From his first film (“Citizen Kane”) to his last (“Taxi Driver”), Herrmann was a master at evoking psychological nuance and dramatic tension through music, often using unheard-of instrumental combinations to suit the dramatic needs of a film. His scores are amongst the most distinguished ever written, ranging from the fantastic (“Fahrenheit 451”, “The Day the Earth Stood Still”) to the romantic (“Obsession”, “The Ghost and Mrs. Muir”) to the terrifying (Psycho).
Steven C. Smith
Bernard Herrmann was born in New York City on 29 June, 1911. He studied conducting and composition at the New York University and the Juilliard School, where his teachers included Philip James and Percy Grainger. He became part of Aaron Copland’s Young Composers Group and at the age of 22 made his first major public appearance as a conductor.
In 1934 Herrmann was appointed as conductor of the CBS Symphony Orchestra and composed several works for radio drama pioneers such as Norman Corwin and Orson Welles. Welles asked Herrmann to write the music to “Citizen Kane” in 1940.
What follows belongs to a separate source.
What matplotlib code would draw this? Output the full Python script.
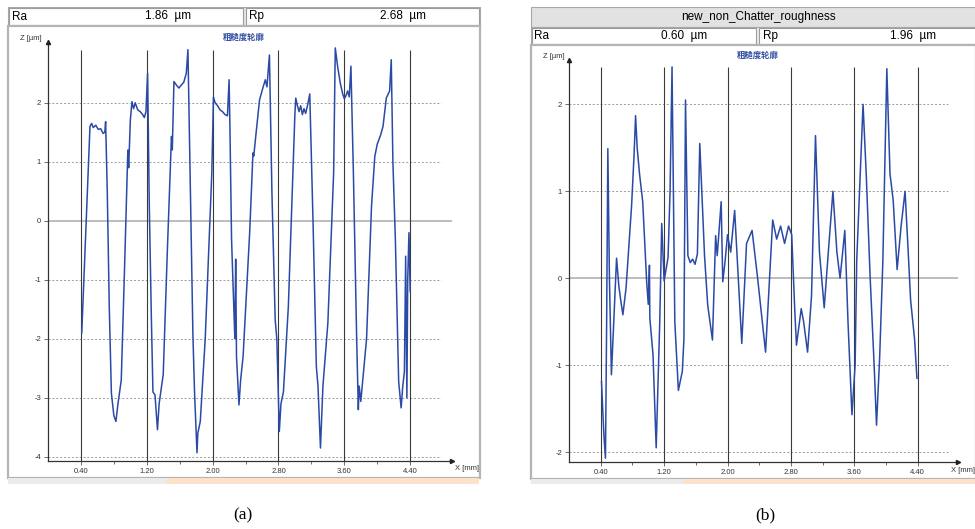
import matplotlib
matplotlib.use("Agg")
import matplotlib.pyplot as plt
from matplotlib.patches import Rectangle

# ---------------- data ----------------
xa = [0.41, 0.45, 0.49, 0.51, 0.53, 0.55, 0.58, 0.61, 0.64, 0.67, 0.69, 0.70, 0.72, 0.745, 0.77, 0.80, 0.825,
      0.85, 0.89, 0.93, 0.97, 0.98, 1.00, 1.02, 1.04, 1.06, 1.09, 1.12, 1.15, 1.17, 1.19, 1.21, 1.23, 1.255,
      1.275, 1.30, 1.33, 1.35, 1.40, 1.45, 1.50, 1.51, 1.53, 1.56, 1.59, 1.62, 1.65, 1.68, 1.70, 1.73, 1.76,
      1.78, 1.81, 1.82, 1.85, 1.91, 1.99, 2.01, 2.03, 2.06, 2.09, 2.12, 2.15, 2.18, 2.20, 2.21, 2.23, 2.27,
      2.28, 2.29, 2.32, 2.34, 2.37, 2.45, 2.49, 2.50, 2.52, 2.57, 2.61, 2.64, 2.66, 2.69, 2.72, 2.76, 2.78,
      2.81, 2.83, 2.86, 2.92, 3.00, 3.01, 3.03, 3.05, 3.07, 3.09, 3.11, 3.13, 3.16, 3.18, 3.22, 3.26, 3.28,
      3.31, 3.34, 3.40, 3.47, 3.49, 3.52, 3.55, 3.58, 3.60, 3.62, 3.64, 3.66, 3.68, 3.71, 3.75, 3.77, 3.78,
      3.80, 3.87, 3.93, 3.97, 4.00, 4.04, 4.07, 4.11, 4.15, 4.17, 4.19, 4.22, 4.26, 4.29, 4.31, 4.33, 4.345,
      4.36, 4.37, 4.385, 4.40]
za = [-1.90, -0.5, 0.9, 1.60, 1.65, 1.58, 1.62, 1.55, 1.56, 1.48, 1.50, 1.68, 0.5, -1.5, -2.92, -3.30, -3.40,
      -3.1, -2.7, -0.8, 1.20, 0.9, 1.7, 2.02, 1.90, 2.0, 1.88, 1.85, 1.80, 1.75, 1.85, 2.50, 0.3, -1.6,
      -2.9, -2.95, -3.54, -3.1, -2.6, -0.5, 1.43, 1.2, 2.36, 2.30, 2.25, 2.30, 2.35, 2.50, 2.90, 0.5, -1.9,
      -2.9, -3.93, -3.6, -3.4, -2.0, 0.81, 2.10, 2.0, 1.95, 1.88, 1.85, 1.80, 1.78, 2.39, 1.6, -0.32, -2.0,
      -0.65, -2.3, -3.12, -2.7, -2.3, -0.2, 1.15, 1.1, 1.38, 2.05, 2.25, 2.39, 2.27, 2.81, 0.5, -1.68, -2.0,
      -3.57, -3.1, -2.9, -1.45, 1.83, 2.08, 1.95, 1.85, 1.95, 1.80, 1.90, 1.82, 2.0, 2.15, -0.03, -2.47, -2.8,
      -3.85, -2.8, -1.73, 0.81, 2.93, 2.6, 2.34, 2.15, 2.07, 2.12, 2.2, 2.1, 2.62, 0.81, -2.0, -3.2, -2.8,
      -3.06, -2.0, 0.24, 1.09, 1.30, 1.45, 1.6, 2.08, 2.2, 2.73, 1.0, -0.32, -2.72, -3.17, -2.8, -2.55, -0.6,
      -3.0, -1.0, -0.2, -1.2]

xb = [0.41, 0.44, 0.46, 0.475, 0.49, 0.51, 0.535, 0.56, 0.60, 0.63, 0.66, 0.68, 0.72, 0.79, 0.82, 0.84, 0.86,
      0.89, 0.93, 0.98, 1.00, 1.015, 1.02, 1.06, 1.10, 1.145, 1.17, 1.20, 1.25, 1.275, 1.30, 1.335, 1.38,
      1.43, 1.45, 1.47, 1.50, 1.53, 1.56, 1.59, 1.62, 1.65, 1.71, 1.75, 1.81, 1.85, 1.87, 1.92, 1.94, 1.97,
      2.00, 2.04, 2.09, 2.13, 2.18, 2.24, 2.31, 2.38, 2.48, 2.57, 2.62, 2.67, 2.72, 2.77, 2.81, 2.85, 2.87,
      2.93, 2.96, 3.01, 3.06, 3.11, 3.16, 3.22, 3.28, 3.33, 3.38, 3.42, 3.48, 3.52, 3.57, 3.61, 3.63, 3.67,
      3.71, 3.75, 3.80, 3.85, 3.88, 3.92, 3.96, 4.01, 4.05, 4.09, 4.14, 4.19, 4.24, 4.28, 4.31, 4.36, 4.39]
zb = [-1.19, -1.8, -2.07, -0.5, 1.49, 0.0, -1.11, -0.6, 0.23, -0.1, -0.3, -0.42, -0.11, 0.84, 1.4, 1.87, 1.5,
      1.2, 0.88, -0.04, -0.3, 0.15, -0.46, -0.88, -1.95, -0.5, 0.63, -0.03, 0.24, 1.0, 2.43, -0.5, -1.29,
      -1.07, -0.7, 2.05, 0.26, 0.18, 0.22, 0.16, 0.28, 1.55, 0.26, -0.31, -0.71, 0.49, 0.26, 0.88, -0.04, 0.2,
      0.5, 0.3, 0.78, 0.1, -0.75, 0.4, 0.55, 0.0, -0.85, 0.67, 0.45, 0.6, 0.4, 0.6, 0.5, -0.4, -0.77,
      -0.35, -0.5, -0.85, -0.2, 1.64, 0.3, -0.34, 0.4, 1.0, 0.3, 0.0, 0.55, -0.5, -1.57, -1.0, 0.2, 1.1,
      2.0, 1.2, 0.0, -1.0, -1.69, -0.9, 0.2, 2.41, 1.2, 0.9, 0.1, 0.6, 1.0, 0.3, -0.25, -0.7, -1.15]

xticks = [0.40, 1.20, 2.00, 2.80, 3.60, 4.40]
xticklabels = ["0.40", "1.20", "2.00", "2.80", "3.60", "4.40"]
xminor = [0.80, 1.60, 2.40, 3.20, 4.00]
yticks_a = [2, 1, 0, -1, -2, -3, -4]
yticks_b = [2, 1, 0, -1, -2]
ra_a, rp_a = "1.86", "2.68"
ra_b, rp_b = "0.60", "1.96"
title_b = "new_non_Chatter_roughness"
profile_title = "粗糙度轮廓"

# ---------------- figure ----------------
W, H = 975, 529
fig = plt.figure(figsize=(W / 100, H / 100), dpi=100)
fig.patch.set_facecolor("white")
SANS = ["Liberation Sans", "DejaVu Sans"]


def R(x0, y0, x1, y1, fc="white", ec="none", lw=0.8):
    fig.patches.append(Rectangle((x0 / W, 1 - y1 / H), (x1 - x0) / W, (y1 - y0) / H,
                                 transform=fig.transFigure, facecolor=fc, edgecolor=ec,
                                 linewidth=lw, zorder=-10))


def T(x, y, s, **kw):
    kw.setdefault("family", SANS)
    kw.setdefault("va", "center")
    fig.text(x / W, 1 - y / H, s, **kw)


# panel (a) frame
R(8, 7, 480, 26, fc="#e6e6e6", ec="#a8a8a8")
R(9, 8, 243, 25, fc="white", ec="#9c9c9c")
R(246, 8, 479, 25, fc="white", ec="#9c9c9c")
R(8, 26, 480, 478, fc="white", ec="#b4b4b4", lw=1.6)
R(8, 478, 166, 484, fc="#ebebeb")
R(166, 478, 479, 484, fc="#fbe2c9")
T(12, 16.5, "Ra", fontsize=8.5)
T(145, 16.5, ra_a + "  µm", fontsize=8.5)
T(249, 16.5, "Rp", fontsize=8.5)
T(380, 16.5, rp_a + "  µm", fontsize=8.5)

# panel (b) frame
R(531, 7, 976, 27, fc="#e2e2e2", ec="#a8a8a8")
R(531, 27, 976, 45, fc="#ececec", ec="#a8a8a8")
R(532, 28, 756, 44, fc="white", ec="#9c9c9c")
R(759, 28, 976, 44, fc="white", ec="#9c9c9c")
R(531, 45, 976, 479, fc="white", ec="#b4b4b4", lw=1.6)
R(531, 479, 683, 484, fc="#ebebeb")
R(683, 479, 975, 484, fc="#fbe2c9")
T(758, 17, title_b, fontsize=8.5, ha="center")
T(534, 36, "Ra", fontsize=8.5)
T(661, 36, ra_b + "  µm", fontsize=8.5)
T(763, 36, "Rp", fontsize=8.5)
T(890, 36, rp_b + "  µm", fontsize=8.5)

# captions
T(243, 515, "(a)", fontsize=12.5, ha="center", family=["Liberation Serif", "DejaVu Serif"])
T(765, 515, "(b)", fontsize=12.5, ha="center", family=["Liberation Serif", "DejaVu Serif"])


def make_axes(px0, px1, py_top, py_bot, xlim, ylim, x, z, yticks, vtop, title_xy, zlab_xy, xlab_xy):
    ax = fig.add_axes([px0 / W, 1 - py_bot / H, (px1 - px0) / W, (py_bot - py_top) / H])
    ax.set_facecolor("none")
    ax.set_xlim(*xlim)
    ax.set_ylim(*ylim)
    for s in ("top", "right"):
        ax.spines[s].set_visible(False)
    for s in ("left", "bottom"):
        ax.spines[s].set_color("#333333")
        ax.spines[s].set_linewidth(0.9)
    gx = 4.78
    for yv in yticks:
        if yv == 0:
            ax.plot([0, xlim[1]], [0, 0], color="#b8b8b8", lw=1.3, zorder=1)
        else:
            ax.plot([0, gx], [yv, yv], color="#9a9a9a", lw=0.7, ls=(0, (2, 2)), zorder=1)
    ax.vlines(xticks, ylim[0], vtop, color="#3a3a3a", lw=0.8, zorder=2)
    ax.plot(x, z, color="#2a4aa6", lw=1.1, zorder=3)
    ax.set_xticks(xticks)
    ax.set_xticklabels(xticklabels)
    ax.set_xticks(xminor, minor=True)
    ax.set_yticks(yticks)
    ax.set_yticklabels([str(v) for v in yticks])
    ax.tick_params(axis="both", which="major", length=3, width=0.6, color="#555555",
                   labelsize=5.5, labelcolor="#333333", pad=2)
    ax.tick_params(axis="x", which="minor", length=2.5, width=0.6, color="#555555")
    for lab in ax.get_xticklabels() + ax.get_yticklabels():
        lab.set_family(SANS)
    ax.plot([0], [ylim[1]], marker="^", ms=3, color="#222222", clip_on=False, zorder=5)
    ax.plot([xlim[1]], [ylim[0]], marker=">", ms=3, color="#222222", clip_on=False, zorder=5)
    T(*title_xy, profile_title, fontsize=6, ha="center", color="#2c4aa0",
      family=["Noto Sans CJK SC", "DejaVu Sans"], weight="bold")
    T(*zlab_xy, "Z [µm]", fontsize=5.5, ha="left", color="#333333")
    T(*xlab_xy, "X [mm]", fontsize=5.5, ha="left", color="#333333")
    return ax


make_axes(48, 452, 42, 461, (0, 4.908), (-4.07, 3.03), xa, za, yticks_a, 2.90,
          (244, 37), (20, 38), (455, 468))
make_axes(569, 958, 60, 461.7, (0, 4.908), (-2.11, 2.51), xb, zb, yticks_b, 2.43,
          (758, 55), (543, 56), (951, 470))

fig.savefig("out.png", dpi=100, facecolor="white")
During the following decade Herrmann managed to align a film career that included his Oscar®-winning “The Devil and Daniel Webster” and the classic “The Ghost and Mrs Muir” with his New York based appearances as conductor and composer for CBS. At that time he also produced works for the concert hall including Symphony No 1, the cantata “Moby Dick” and the opera “Wuthering Heights”.
In 1951, after CBS was forced to shut the radio orchestra, Herrmann moved to Hollywood as a freelance composer working in films for artists such as Robert Wise (“The Day the Earth Stood Still”), Fred Zinnemann (“A Hatful of Rain”), Ray Harryhausen (“7th Voyage of Sinbad”) and – most importantly – Alfred Hitchcock, with whom he collaborated on classics like “North by Northwest”, “Vertigo” and “Psycho”.
By the 1960s he had relocated to London where he recorded his musical works for major labels, notably Decca, and composed for a new generation of directors including François Truffaut (“Fahrenheit 451?) and Brian De Palma (“Obsession”). He died on the morning of Christmas Eve 1975, having just completed recording his score to Martin Scorcese’s “Taxi Driver”.
Herrmann was married three times: to novelist Lucille Fletcher from 1939 to 1948 (two daughters); then to Lucy Anderson from 1949 to 1964; and, finally, to Norma Shepherd – a journalist, producer and presenter for the BBC in London – in 1968.